Finding the y-intercept \( b \) is crucial when writing the equation of a line in slope-intercept form. The y-intercept is the point where the line crosses the y-axis, meaning it occurs at \( x = 0 \). To find \( b \), you begin with substituting the known values into the equation \( y = mx + b \). If the slope \( m \) and a point \((x, y)\) are known, simply rearrange and solve for \( b \).

• Insert the values of the slope and the coordinates into the equation.
• Simplify the resulting expression by solving for \( b \).

This isolates the y-intercept, allowing you to determine exactly where the line will intersect the y-axis.
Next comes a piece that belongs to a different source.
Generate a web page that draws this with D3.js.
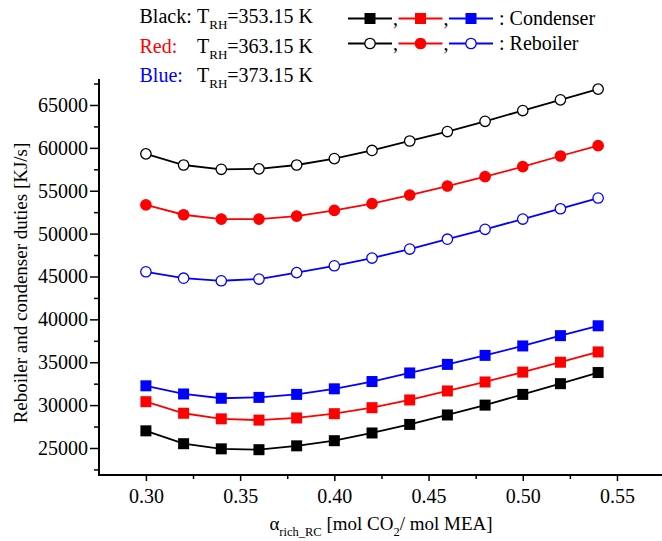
<!DOCTYPE html>
<html>
<head>
<meta charset="utf-8">
<script src="https://cdn.jsdelivr.net/npm/d3@7"></script>
<style>
  body { margin: 0; background: #ffffff; }
  svg text { font-family: "Liberation Serif", "Times New Roman", serif; }
</style>
</head>
<body>
<svg id="chart" width="662" height="541"></svg>
<script>
// Rich loading of the regenerated CO2 stream (x axis)
const alphaRich = [0.30, 0.32, 0.34, 0.36, 0.38, 0.40, 0.42, 0.44, 0.46, 0.48, 0.50, 0.52, 0.54];

// Condenser duties [kJ/s] for each reboiler temperature
const condenser353 = [27000, 25500, 24900, 24800, 25250, 25850, 26750, 27750, 28850, 30000, 31250, 32500, 33800];
const condenser363 = [30400, 29050, 28400, 28250, 28500, 29000, 29700, 30600, 31650, 32700, 33850, 35000, 36200];
const condenser373 = [32250, 31300, 30800, 30900, 31250, 31900, 32750, 33750, 34750, 35800, 36900, 38100, 39250];

// Reboiler duties [kJ/s] for each reboiler temperature
const reboiler353 = [59300, 58000, 57500, 57550, 58000, 58750, 59700, 60800, 61900, 63100, 64350, 65600, 66850];
const reboiler363 = [53350, 52200, 51700, 51700, 52050, 52700, 53500, 54500, 55550, 56650, 57800, 59050, 60250];
const reboiler373 = [45550, 44800, 44500, 44700, 45450, 46250, 47150, 48200, 49350, 50500, 51700, 52900, 54150];

// Axis ticks
const xMajorTicks = [0.30, 0.35, 0.40, 0.45, 0.50, 0.55];
const xMinorTicks = [0.325, 0.375, 0.425, 0.475, 0.525];
const yMajorTicks = [25000, 30000, 35000, 40000, 45000, 50000, 55000, 60000, 65000];
const yMinorTicks = [22500, 27500, 32500, 37500, 42500, 47500, 52500, 57500, 62500, 67500];

// Temperature key
const keyNames = ["Black:", "Red:", "Blue:"];
const keyTemps = ["=353.15 K", "=363.15 K", "=373.15 K"];
const keyColors = ["#000000", "#ff0000", "#0000ff"];

const series = [
  { values: condenser353, color: keyColors[0], shape: "square", fill: keyColors[0] },
  { values: condenser363, color: keyColors[1], shape: "square", fill: keyColors[1] },
  { values: condenser373, color: keyColors[2], shape: "square", fill: keyColors[2] },
  { values: reboiler353,  color: keyColors[0], shape: "circle", fill: "#ffffff" },
  { values: reboiler363,  color: keyColors[1], shape: "circle", fill: keyColors[1] },
  { values: reboiler373,  color: keyColors[2], shape: "circle", fill: "#ffffff" }
];

const svg = d3.select("#chart");

const x = d3.scaleLinear().domain([0.2751, 0.5739]).range([99, 662]);
const y = d3.scaleLinear().domain([21850, 68030]).range([475, 79]);

// ---- axes ----
function styleAxis(g) {
  g.select(".domain").remove();
  g.selectAll(".tick line").attr("stroke", "#000").attr("stroke-width", 1.5);
  g.selectAll(".tick text").attr("fill", "#000").style("font-size", "20px");
}

const yAxisMajor = svg.append("g").attr("transform", "translate(99,0)")
  .call(d3.axisLeft(y).tickValues(yMajorTicks).tickSize(9).tickPadding(2).tickFormat(d3.format("d")));
styleAxis(yAxisMajor);
const yAxisMinor = svg.append("g").attr("transform", "translate(99,0)")
  .call(d3.axisLeft(y).tickValues(yMinorTicks).tickSize(5).tickFormat(""));
styleAxis(yAxisMinor);

const xAxisMajor = svg.append("g").attr("transform", "translate(0,475)")
  .call(d3.axisBottom(x).tickValues(xMajorTicks).tickSize(6).tickPadding(8).tickFormat(d3.format(".2f")));
styleAxis(xAxisMajor);
const xAxisMinor = svg.append("g").attr("transform", "translate(0,475)")
  .call(d3.axisBottom(x).tickValues(xMinorTicks).tickSize(4).tickFormat(""));
styleAxis(xAxisMinor);

// axis lines (left and bottom only)
svg.append("path")
  .attr("d", `M${x.range()[0]},${y.range()[1]}V${y.range()[0]}H${x.range()[1]}`)
  .attr("fill", "none").attr("stroke", "#000").attr("stroke-width", 2);

// axis titles
const yTitle = svg.append("text")
  .attr("transform", "translate(27,283) rotate(-90)")
  .attr("text-anchor", "middle")
  .style("font-size", "19px")
  .text("Reboiler and condenser duties [KJ/s]");

const xTitle = svg.append("text")
  .attr("x", 381).attr("y", 530)
  .attr("text-anchor", "middle")
  .style("font-size", "19px");
xTitle.append("tspan").text("\u03b1");
xTitle.append("tspan").attr("dy", 6).style("font-size", "12.5px").text("rich_RC");
xTitle.append("tspan").attr("dy", -6).text(" [mol CO");
xTitle.append("tspan").attr("dy", 6).style("font-size", "12.5px").text("2");
xTitle.append("tspan").attr("dy", -6).text("/ mol MEA]");

// ---- markers ----
const MARK = 11;
function drawMarker(g, shape, cx, cy, stroke, fill) {
  if (shape === "square") {
    g.append("rect")
      .attr("x", cx - MARK / 2).attr("y", cy - MARK / 2)
      .attr("width", MARK).attr("height", MARK)
      .attr("fill", fill).attr("stroke", "none");
  } else {
    g.append("circle")
      .attr("cx", cx).attr("cy", cy).attr("r", MARK / 2 - 0.3)
      .attr("fill", fill).attr("stroke", stroke).attr("stroke-width", 1.3);
  }
}

// ---- series ----
const line = d3.line().x((d, i) => x(alphaRich[i])).y(d => y(d));
series.forEach(s => {
  const g = svg.append("g");
  g.append("path")
    .attr("d", line(s.values))
    .attr("fill", "none").attr("stroke", s.color).attr("stroke-width", 1.8);
  s.values.forEach((v, i) => drawMarker(g, s.shape, x(alphaRich[i]), y(v), s.color, s.fill));
});

// ---- temperature key ----
const keyRowY = [23, 52.5, 82];
keyNames.forEach((name, i) => {
  svg.append("text").attr("x", 139.5).attr("y", keyRowY[i])
    .attr("fill", keyColors[i]).style("font-size", "20px").text(name);
  const t = svg.append("text").attr("x", 197).attr("y", keyRowY[i])
    .attr("fill", "#000").style("font-size", "20px");
  t.append("tspan").text("T");
  t.append("tspan").attr("dy", 6).style("font-size", "13px").text("RH");
  t.append("tspan").attr("dy", -6).text(keyTemps[i]);
});

// ---- symbol legend ----
const legendRows = [
  { label: ": Condenser", shape: "square", fills: [keyColors[0], keyColors[1], keyColors[2]], lineY: 18.5, textY: 25 },
  { label: ": Reboiler",  shape: "circle", fills: ["#ffffff", keyColors[1], "#ffffff"],       lineY: 43.5, textY: 50 }
];
legendRows.forEach(row => {
  const g = svg.append("g");
  keyColors.forEach((c, i) => {
    const x0 = 348 + i * 50.5;
    g.append("line").attr("x1", x0).attr("x2", x0 + 44)
      .attr("y1", row.lineY).attr("y2", row.lineY)
      .attr("stroke", c).attr("stroke-width", 1.8);
    drawMarker(g, row.shape, x0 + 22, row.lineY, c, row.fills[i]);
    if (i < 2) {
      g.append("text").attr("x", x0 + 45).attr("y", row.textY)
        .style("font-size", "20px").text(",");
    }
  });
  g.append("text").attr("x", 499).attr("y", row.textY)
    .style("font-size", "20px").text(row.label);
});
</script>
</body>
</html>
When given a specific point on the line, such as \((4, -6)\), this information can be used to complete the equation of the line. Inserting the x and y coordinates of the point into the equation \( y = mx + b \) assists in solving for the y-intercept \( b \). The process is straightforward:

• Begin with the equation with the known slope and unknown \( b \), such as \( y = -\frac{1}{5}x + b \).
• Substitute the x-value and y-value from the point into the equation.
• Rearrange the equation to solve for \( b \).

Understanding how to integrate a point into the equation ensures accuracy and helps verify the line passes through this specific point.

Algebraic problem solving involves using algebraic methods to find unknown values. In this context, solving for \( b \) requires manipulating the equation \( y = mx + b \) to isolate \( b \). This involves combining like terms and adjusting both sides of the equation until you have \( b = \) (some value). For example:

• Follow the arithmetic operations to simplify the expressions.
• Convert whole numbers to fractions if needed, to match denominators.
• Ensure all calculations are properly executed, especially when fractions are involved.

These problem-solving skills are widely applicable in mathematics, helping you to solve not only simple line equations but also more complex algebraic expressions.